There will always be tough times and there will always be sticks in your path. As long as you promise to walk, the path together and make it a fun adventure, you will be fine. We are just now starting to plan our ceremony.

You have to do what feels right in your heart, and I guess that sometimes it takes a few tries. Make sure you talk about it with her and know that she feels the same way and is also ready.

Best of luck on your impending engagement.
11/24/2012
Contributor: Gone (LD29) Gone (LD29)
I agree that the right time to propose is something only you can figure out. I know plenty of happy couples who got married early in their relationships, and I know plenty of happy couples who waited a long time to make that commitment. For instance, my husband and I got married 10 years after we started dating.

Maybe you might want to talk with her a bit about where you see your futures going (together and separately), and general feelings about marriage to see if you're looking for the same things long term.
11/24/2012
Contributor: tequilafish tequilafish
I also think that you need to decide when the right time is for you (and your girlfriend). I think it varies for everyone, and there's no guaranteed formula to it.

I've been dating my girlfriend for five and a half years now, but we've only been living together for the last year and a half. I'm thinking more and more about proposing, and now I'm just waiting for the right time. I set some parameters for when I would start considering it, like having discussions about what we want for our future (in regards to our relationship, but also our personal goals and school/career plans). We've talked quite a few times about this over the years, and I know that we should continue to be compatible (I would hate to get engaged or married and THEN find out that one of us wants to have kids more than anything, while the other doesn't want them at all). I also decided that I wanted to live together for a year or two before getting engaged, to make sure that we actually enjoy living in the same space. Then, most importantly, I want to wait for the perfect time so that it will be the most special moment in our relationship so far. That's the one I'm waiting on.

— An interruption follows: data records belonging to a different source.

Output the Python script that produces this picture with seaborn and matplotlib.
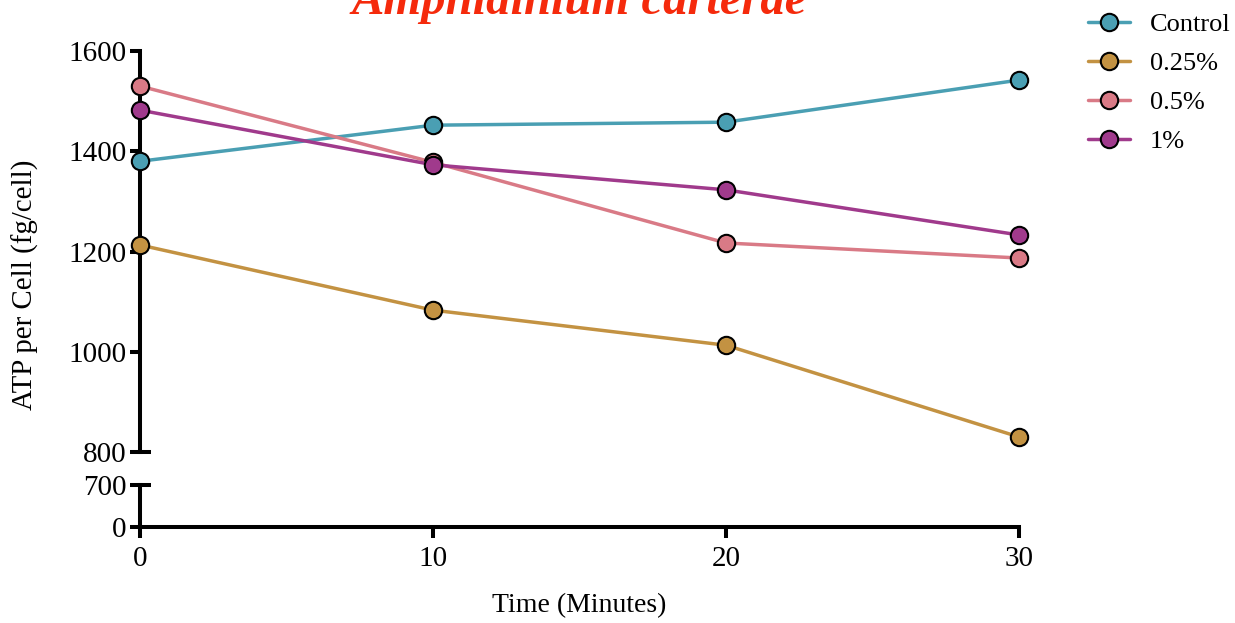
import matplotlib
matplotlib.use("Agg")
import matplotlib.pyplot as plt
import seaborn as sns
import pandas as pd
from matplotlib.lines import Line2D

sns.set_theme(style="ticks")
plt.rcParams["font.family"] = ["Liberation Serif", "DejaVu Serif"]
plt.rcParams["text.color"] = "black"
plt.rcParams["axes.edgecolor"] = "black"
plt.rcParams["xtick.color"] = "black"
plt.rcParams["ytick.color"] = "black"

# ATP measurements over time
time_min = [0, 10, 20, 30]
groups = ["Control", "0.25%", "0.5%", "1%"]
control = [1380, 1452, 1458, 1542]
conc_025 = [1213, 1083, 1013, 830]
conc_05 = [1530, 1378, 1217, 1187]
conc_1 = [1482, 1373, 1323, 1233]
colors = ["#4A9FB3", "#C39242", "#D97A86", "#A03A8C"]

y_ticks_upper = [800, 1000, 1200, 1400, 1600]
y_ticks_lower = [0, 700]
x_ticks = [0, 10, 20, 30]

df = pd.DataFrame({
    "Time": time_min * 4,
    "ATP": control + conc_025 + conc_05 + conc_1,
    "Group": sum([[g] * len(time_min) for g in groups], []),
})

W, H = 1235, 623
fig = plt.figure(figsize=(W / 100, H / 100), dpi=100)
left, right = 140 / W, 1019 / W
ax_up = fig.add_axes([left, 1 - 452 / H, right - left, (452 - 51) / H])
ax_lo = fig.add_axes([left, 1 - 527 / H, right - left, (527 - 485) / H], sharex=ax_up)

lw_spine = 2.9
lw_line = 2.5
msize = 12.5
palette = dict(zip(groups, colors))
sns.lineplot(data=df, x="Time", y="ATP", hue="Group", hue_order=groups,
             palette=palette, marker="o", markersize=msize,
             markeredgecolor="black", markeredgewidth=1.5,
             linewidth=lw_line, ax=ax_up, legend=False, clip_on=False, zorder=3)

for ax in (ax_up, ax_lo):
    ax.set_facecolor("white")
    for s in ("top", "right"):
        ax.spines[s].set_visible(False)
    ax.spines["left"].set_linewidth(lw_spine)
    ax.spines["bottom"].set_linewidth(lw_spine)
    ax.tick_params(axis="both", width=lw_spine, length=7.5, labelsize=21,
                   color="black", labelcolor="black", direction="out", pad=2)
    ax.set_xlabel("")
    ax.set_ylabel("")

ax_up.spines["bottom"].set_visible(False)
ax_up.tick_params(axis="x", bottom=False, labelbottom=False)
ax_up.set_ylim(800, 1600)
ax_up.set_yticks(y_ticks_upper)
ax_up.set_xlim(0, 30)

ax_lo.set_ylim(0, 700)
ax_lo.set_yticks(y_ticks_lower)
ax_lo.set_xticks(x_ticks)
ax_lo.tick_params(axis="x", length=8, pad=6)

# break markers at the axis gap
for ax, yv in ((ax_up, 0.0), (ax_lo, 1.0)):
    ax.plot([0, 0.0125], [yv, yv], transform=ax.transAxes, color="black",
            lw=lw_spine, clip_on=False, solid_capstyle="butt")

fig.text(25 / W, 1 - 285 / H, "ATP per Cell (fg/cell)", rotation=90,
         ha="center", va="center", fontsize=20.8)
fig.text(579 / W, 1 - 606 / H, "Time (Minutes)", ha="center", va="center",
         fontsize=20)
fig.text(579 / W, 1 - 14 / H, "Amphidinium carterae", ha="center",
         va="baseline", fontsize=35, fontweight="bold", fontstyle="italic",
         color="#F52A0C")

handles = [Line2D([0], [0], color=c, lw=lw_line, marker="o", markersize=msize,
                  markeredgecolor="black", markeredgewidth=1.5)
           for c in colors]
fig.legend(handles, groups, loc="upper left",
           bbox_to_anchor=(1088 / W, 1 - 13 / H), frameon=False,
           fontsize=19, handlelength=1.6, handletextpad=0.75,
           labelspacing=0.58, borderaxespad=0, borderpad=0)

fig.savefig("out.png", dpi=100, facecolor="white")
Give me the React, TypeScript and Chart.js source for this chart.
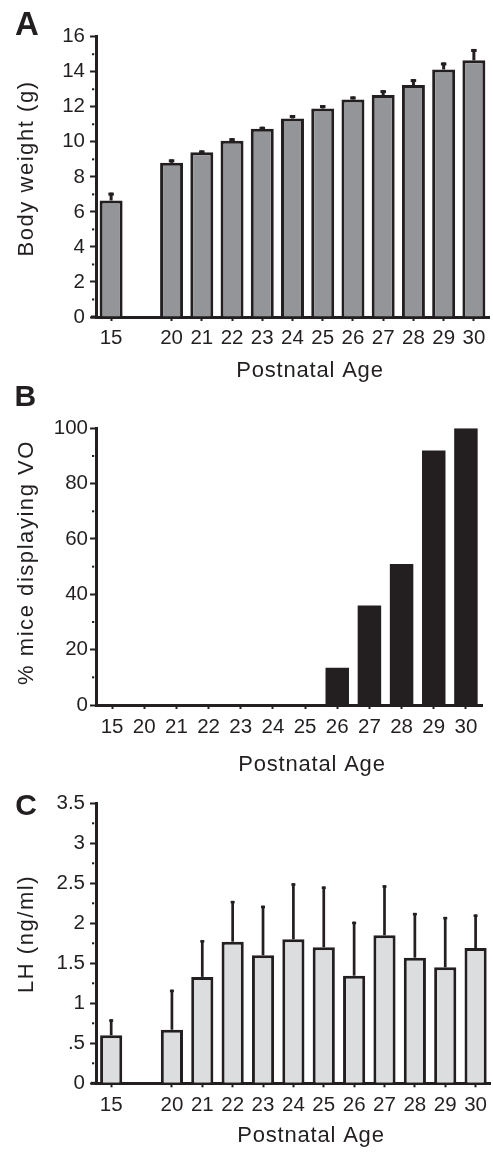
import React, { useEffect, useRef } from 'react';
import { Chart, registerables } from 'chart.js';

Chart.register(...registerables);

// ---------- data ----------
const AGES = ['15', '20', '21', '22', '23', '24', '25', '26', '27', '28', '29', '30'];
const BODY_WEIGHT = [6.65, 8.8, 9.41, 10.06, 10.74, 11.33, 11.9, 12.42, 12.67, 13.24, 14.13, 14.65];
const BODY_WEIGHT_SEM = [0.45, 0.2, 0.1, 0.15, 0.12, 0.2, 0.2, 0.17, 0.28, 0.34, 0.4, 0.65];
const VO_PERCENT = [0, 0, 0, 0, 0, 0, 0, 13.5, 36, 51, 92, 100];
const LH = [0.6, 0.67, 1.33, 1.77, 1.6, 1.8, 1.7, 1.345, 1.85, 1.57, 1.45, 1.69];
const LH_SEM = [0.2, 0.5, 0.46, 0.51, 0.62, 0.7, 0.76, 0.675, 0.625, 0.56, 0.63, 0.42];

const BW_Y_TICKS = [0, 2, 4, 6, 8, 10, 12, 14, 16];
const VO_Y_TICKS = [0, 20, 40, 60, 80, 100];
const LH_Y_TICKS = [0, 0.5, 1, 1.5, 2, 2.5, 3, 3.5];
const LH_Y_LABELS = ['0', '.5', '1', '1.5', '2', '2.5', '3', '3.5'];

const X_TITLE = 'Postnatal Age';
const BW_Y_TITLE = 'Body weight (g)';
const VO_Y_TITLE = '% mice displaying VO';
const LH_Y_TITLE = 'LH (ng/ml)';

// ---------- styling ----------
const INK = '#231f20';
const FONT = '"Liberation Sans", Arial, Helvetica, sans-serif';

// insert an empty slot between the first age and the rest
const withGap = <T,>(arr: T[], filler: T): T[] => [arr[0], filler, ...arr.slice(1)];

const errorBarPlugin = {
  id: 'errorBars',
  afterDatasetsDraw(chart: any, _args: any, opts: any) {
    const errs: (number | null)[] | undefined = opts && opts.errors;
    if (!errs) return;
    const meta = chart.getDatasetMeta(0);
    const yScale = chart.scales.y;
    const vals = chart.data.datasets[0].data;
    const ctx = chart.ctx;
    ctx.save();
    ctx.fillStyle = opts.color;
    meta.data.forEach((el: any, i: number) => {
      const v = vals[i];
      const e = errs[i];
      if (v == null || e == null) return;
      const top = yScale.getPixelForValue(v + e);
      const base = el.y;
      ctx.fillRect(el.x - opts.stemWidth / 2, top, opts.stemWidth, base - top);
      ctx.fillRect(el.x - opts.capWidth / 2, top, opts.capWidth, opts.capHeight);
    });
    ctx.restore();
  },
};

const decorPlugin = {
  id: 'decor',
  afterDraw(chart: any, _args: any, opts: any) {
    const ctx = chart.ctx;
    const yScale = chart.scales.y;
    const { left, bottom } = chart.chartArea;
    ctx.save();
    ctx.fillStyle = INK;
    // minor ticks at half steps
    const t: number[] = opts.yTicks;
    for (let i = 0; i < t.length - 1; i++) {
      const p = yScale.getPixelForValue((t[i] + t[i + 1]) / 2);
      ctx.fillRect(left - 4, p - 1, 2.2, 2);
    }
    // x axis line runs a little past the y axis
    if (opts.extendX) ctx.fillRect(left - opts.extendX, bottom - 1.5, opts.extendX, 3);
    // axis titles
    ctx.font = `22px ${FONT}`;
    ctx.textAlign = 'center';
    ctx.textBaseline = 'middle';
    (ctx as any).letterSpacing = '0.8px';
    ctx.fillText(opts.xTitle, opts.xTitleX, opts.xTitleY);
    (ctx as any).letterSpacing = '1.55px';
    ctx.translate(opts.yTitleX, opts.yTitleY);
    ctx.rotate(-Math.PI / 2);
    ctx.fillText(opts.yTitle, 0, 0);
    ctx.restore();
  },
};

type PanelSpec = {
  top: number;
  height: number;
  padTop: number;
  padRight: number;
  xAxisHeight: number;
  xTickPad: number;
  yTickPad: number;
  labels: string[];
  values: (number | null)[];
  errors?: (number | null)[];
  yTicks: number[];
  yLabels?: string[];
  barPct: number;
  bg: string;
  borderWidth: number;
  stemWidth: number;
  capWidth: number;
  capHeight: number;
  extendX: number;
  xTitle: string;
  yTitle: string;
  xTitleX: number;
  xTitleY: number;
  yTitleX: number;
  yTitleY: number;
};

const WIDTH = 493;

const PANELS: PanelSpec[] = [
  {
    top: 0,
    height: 390,
    padTop: 36.7,
    padRight: 4,
    xAxisHeight: 73,
    xTickPad: 5.5,
    yTickPad: 5,
    labels: withGap(AGES, ''),
    values: withGap<number | null>(BODY_WEIGHT, null),
    errors: withGap<number | null>(BODY_WEIGHT_SEM, null),
    yTicks: BW_Y_TICKS,
    barPct: 0.76,
    bg: '#939598',
    borderWidth: 3,
    stemWidth: 3,
    capWidth: 5.5,
    capHeight: 3,
    extendX: 5,
    xTitle: X_TITLE,
    yTitle: BW_Y_TITLE,
    xTitleX: 310,
    xTitleY: 371,
    yTitleX: 27.3,
    yTitleY: 168.5,
  },
  {
    top: 390,
    height: 390,
    padTop: 38.3,
    padRight: 11,
    xAxisHeight: 75,
    xTickPad: 6,
    yTickPad: 2,
    labels: AGES,
    values: VO_PERCENT,
    yTicks: VO_Y_TICKS,
    barPct: 0.73,
    bg: INK,
    borderWidth: 0,
    stemWidth: 0,
    capWidth: 0,
    capHeight: 0,
    extendX: 0,
    xTitle: X_TITLE,
    yTitle: VO_Y_TITLE,
    xTitleX: 312,
    xTitleY: 374.5,
    yTitleX: 27.3,
    yTitleY: 172.5,
  },
  {
    top: 780,
    height: 373,
    padTop: 23.3,
    padRight: 0,
    xAxisHeight: 69.7,
    xTickPad: 6,
    yTickPad: 5,
    labels: withGap(AGES, ''),
    values: withGap<number | null>(LH, null),
    errors: withGap<number | null>(LH_SEM, null),
    yTicks: LH_Y_TICKS,
    yLabels: LH_Y_LABELS,
    barPct: 0.73,
    bg: '#dcddde',
    borderWidth: 3,
    stemWidth: 2.7,
    capWidth: 4,
    capHeight: 2.5,
    extendX: 5,
    xTitle: X_TITLE,
    yTitle: LH_Y_TITLE,
    xTitleX: 311,
    xTitleY: 356,
    yTitleX: 27.3,
    yTitleY: 154,
  },
];

function Panel({ spec }: { spec: PanelSpec }) {
  const ref = useRef<HTMLCanvasElement | null>(null);
  useEffect(() => {
    if (!ref.current) return;
    const s = spec;
    const chart = new Chart(ref.current, {
      type: 'bar',
      data: {
        labels: s.labels,
        datasets: [
          {
            data: s.values as any,
            backgroundColor: s.bg,
            borderColor: INK,
            borderWidth: s.borderWidth,
            barPercentage: s.barPct,
            categoryPercentage: 1,
          },
        ],
      },
      options: {
        responsive: false,
        animation: false,
        layout: { padding: { top: s.padTop, right: s.padRight, left: 0, bottom: 0 } },
        plugins: {
          legend: { display: false },
          tooltip: { enabled: false },
          errorBars: {
            errors: s.errors,
            color: INK,
            stemWidth: s.stemWidth,
            capWidth: s.capWidth,
            capHeight: s.capHeight,
          },
          decor: {
            yTicks: s.yTicks,
            extendX: s.extendX,
            xTitle: s.xTitle,
            yTitle: s.yTitle,
            xTitleX: s.xTitleX,
            xTitleY: s.xTitleY,
            yTitleX: s.yTitleX,
            yTitleY: s.yTitleY,
          },
        } as any,
        scales: {
          x: {
            type: 'category',
            offset: true,
            grid: {
              display: true,
              offset: false,
              drawOnChartArea: false,
              drawTicks: true,
              tickLength: 4,
              tickWidth: 2,
              tickColor: (c: any) => (c.tick && c.tick.label === '' ? 'rgba(0,0,0,0)' : INK),
            },
            border: { display: true, color: INK, width: 3 },
            ticks: {
              autoSkip: false,
              maxRotation: 0,
              minRotation: 0,
              padding: s.xTickPad,
              color: INK,
              font: { family: FONT, size: 20.5 },
            },
            afterFit: (scale: any) => {
              scale.height = s.xAxisHeight;
            },
          },
          y: {
            type: 'linear',
            min: s.yTicks[0],
            max: s.yTicks[s.yTicks.length - 1],
            grid: {
              display: true,
              drawOnChartArea: false,
              drawTicks: true,
              tickLength: 6,
              tickWidth: 2,
              tickColor: INK,
            },
            border: { display: true, color: INK, width: 3 },
            ticks: {
              padding: s.yTickPad,
              color: INK,
              font: { family: FONT, size: 20.5 },
              callback: (v: any, i: number) => (s.yLabels ? s.yLabels[i] : String(v)),
            },
            afterBuildTicks: (scale: any) => {
              scale.ticks = s.yTicks.map((v) => ({ value: v }));
            },
            afterFit: (scale: any) => {
              scale.width = 96;
            },
          },
        },
      },
      plugins: [errorBarPlugin, decorPlugin],
    } as any);
    return () => chart.destroy();
  }, [spec]);
  return (
    <canvas
      ref={ref}
      width={WIDTH}
      height={spec.height}
      style={{ position: 'absolute', left: 0, top: spec.top, width: WIDTH, height: spec.height }}
    />
  );
}

const letterStyle = (left: number, top: number, size: number): React.CSSProperties => ({
  position: 'absolute',
  left,
  top,
  fontFamily: FONT,
  fontWeight: 700,
  fontSize: size,
  lineHeight: '1',
  color: INK,
});

export default function App() {
  return (
    <div
      style={{
        position: 'absolute',
        left: 0,
        top: 0,
        width: WIDTH,
        height: 1153,
        overflow: 'hidden',
        background: '#fff',
      }}
    >
      {PANELS.map((p, i) => (
        <Panel key={i} spec={p} />
      ))}
      <div style={letterStyle(15, 7.4, 33)}>A</div>
      <div style={letterStyle(14.5, 381, 30)}>B</div>
      <div style={letterStyle(15.3, 790, 30)}>C</div>
    </div>
  );
}
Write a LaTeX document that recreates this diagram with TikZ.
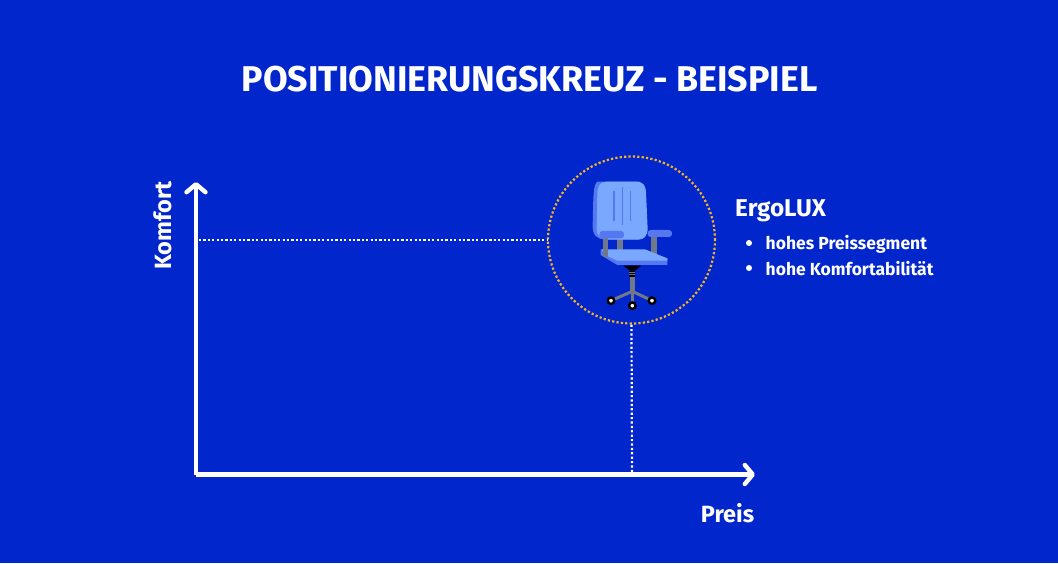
\documentclass[tikz,border=0pt]{standalone}
\usepackage{fontspec}
\setmainfont{Fira Sans}
\usetikzlibrary{arrows.meta}
\definecolor{bgblue}{RGB}{0,38,204}
\definecolor{seatlight}{RGB}{122,168,255}
\definecolor{seatdark}{RGB}{85,120,240}
\definecolor{legcolor}{RGB}{112,120,138}
\definecolor{ringcolor}{RGB}{245,180,40}

\begin{document}
\begin{tikzpicture}[x=1pt,y=-1pt,
		label/.style = {text=white, font=\bfseries, inner sep=0pt},
		title/.style = {label, font=\bfseries\fontsize{35.8}{35.8}\selectfont},
		head/.style = {label, font=\bfseries\fontsize{24.3}{24.3}\selectfont, anchor=west},
		item/.style = {label, font=\bfseries\fontsize{17.5}{17.5}\selectfont, anchor=west},
		axlabel/.style = {label, font=\bfseries\fontsize{23.5}{23.5}\selectfont},
		dot/.style = {circle, fill=white, inner sep=0pt, minimum size=6pt},
		axis/.style = {draw=white, line width=4.4pt, -{Straight Barb[length=8pt,width=19pt,round]}},
		guide/.style = {draw=white, line width=2.2pt, dash pattern=on 2.2pt off 2.2pt},
		ring/.style = {circle, draw=ringcolor, line width=2.2pt, dash pattern=on 2.2pt off 2.2pt, minimum size=167pt, inner sep=0pt},
		post/.style = {fill=legcolor},
		wheel/.style = {circle, draw=black, fill=white, line width=2.4pt, minimum size=6.5pt, inner sep=0pt}
		]
		\fill[bgblue] (0,0) rectangle (1058,563);
		\useasboundingbox (0,0) rectangle (1058,563);

		\node (T) [title] at (529.5,79) {POSITIONIERUNGSKREUZ - BEISPIEL};

		% axes
		\coordinate (O) at (196,474.5);
		\coordinate (Y) at (196,182);
		\coordinate (X) at (755,474.5);
		\coordinate (YG) at (199,240);
		\coordinate (XG) at (632,472);
		\draw[axis] (O) -- (Y);
		\draw[axis] (O) -- (X);
		\node (K) [axlabel,rotate=90] at (163,225.5) {Komfort};
		\node (P) [axlabel] at (727.5,513) {Preis};

		% ring and guides
		\node (R) [ring] at (631.5,240) {};
		\draw[guide] (YG) -- (R.west);
		\draw[guide] (R.south) -- (XG);

		% chair
		\begin{scope}[shift={(540,150)},x=0.3333pt,y=-0.3333pt]
			\fill[post] (232,262) rectangle (249,300);
			\fill[post] (334,255) rectangle (350,312);
			\fill[seatdark] (172,95) .. controls (160,105) and (160,130) .. (158,225) .. controls (157,255) and (170,268) .. (195,268) -- (300,268) -- (300,95) -- cycle;
			\fill[seatlight] (200,95) -- (290,95) .. controls (310,95) and (317,108) .. (318,125) -- (323,235) .. controls (323,258) and (312,269) .. (295,269) -- (205,269) .. controls (183,269) and (170,258) .. (170,235) -- (172,130) .. controls (173,108) and (180,95) .. (200,95) -- cycle;
			\draw[seatdark,line width=1.4pt] (222,123) -- (222,212);
			\draw[seatdark,line width=1.4pt] (248,112) -- (248,226);
			\draw[seatdark,line width=1.4pt] (271,122) -- (271,212);
			\fill[seatdark,rounded corners=3pt] (323,240) rectangle (396,261);
			% seat
			\fill[seatdark] (182,298) -- (182,315) -- (232,345) -- (382,345) -- (382,325) -- cycle;
			\fill[seatlight] (186,298) -- (315,298) -- (382,325) -- (382,332) -- (232,332) -- (190,312) -- cycle;
			\fill[post] (189,262) rectangle (205,322);
			\fill[seatdark,rounded corners=3pt] (178,243) rectangle (252,265);
			% base
			\fill[black] (250,347) -- (304,347) -- (285,362) -- (270,362) -- cycle;
			\fill[black] (268,362) rectangle (286,380);
			\draw[legcolor,line width=0.8pt] (268,367) -- (286,367) (268,372) -- (286,372);
			\fill[post] (270,380) rectangle (284,422);
			\draw[legcolor,line width=3pt] (213,452) -- (277,424) -- (336,452);
			\draw[legcolor,line width=3pt] (277,424) -- (277,467);
			\node (W1) [wheel] at (213,452) {};
			\node (W2) [wheel] at (336,452) {};
			\node (W3) [wheel] at (277,467) {};
		\end{scope}

		% description
		\node (E) [head] at (735,211) {ErgoLUX};
		\node (D1) [dot] at (749,243) {};
		\node (D2) [dot] at (749,268) {};
		\node (L1) [item] at (765.5,244) {hohes Preissegment};
		\node (L2) [item] at (765.5,269) {hohe Komfortabilität};
	\end{tikzpicture}
\end{document}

I think the most important thing is to tune into what feels right for your relationship, rather than worry about things like when you "should" or "shouldn't" propose. I know it was easier for me to figure out how I felt about proposing once I was able to ignore all external forces, and focused on how I felt about our relationship and how it was progressing.

Luck!
11/25/2012
Contributor: jr2012 jr2012
well the only one that can make that decision is you! I would highly suggest you have a no-pressure type conversation about engagement (if you haven't already) to get her opinion on the topic.
11/25/2012
Contributor: mjtheprincess mjtheprincess
Everyone above has fantastic advice. Take time, live together, love each other, talk about the future, and see if you are really on the same page. You'd be surprised about how many things you might differ on when you start asking each other the big questions. Take your time, follow your heart, and be happy!
11/26/2012
Contributor: RememberMe RememberMe
Quote:
Originally posted by zz1aag
Hi ladies, I am a lesbian currently in my early 20s, we are both the same age. I meet my girlfriend 4 years ago and we have been dating 2 years. We currently moved in together and share our lives together. Both of our families have grown to be fully ... more
When you have a decent-sized ring? =D
11/29/2012
Contributor: FunFantasys FunFantasys
Whenever you can commit to another person emotionally and be confident in your decision is when it is right. Do not rush or second guess yourself.
01/08/2013
Contributor: solly solly
Quote:
Originally posted by FunFantasys
Whenever you can commit to another person emotionally and be confident in your decision is when it is right. Do not rush or second guess yourself.
I agree with this, wait until you're both ready and congratulations!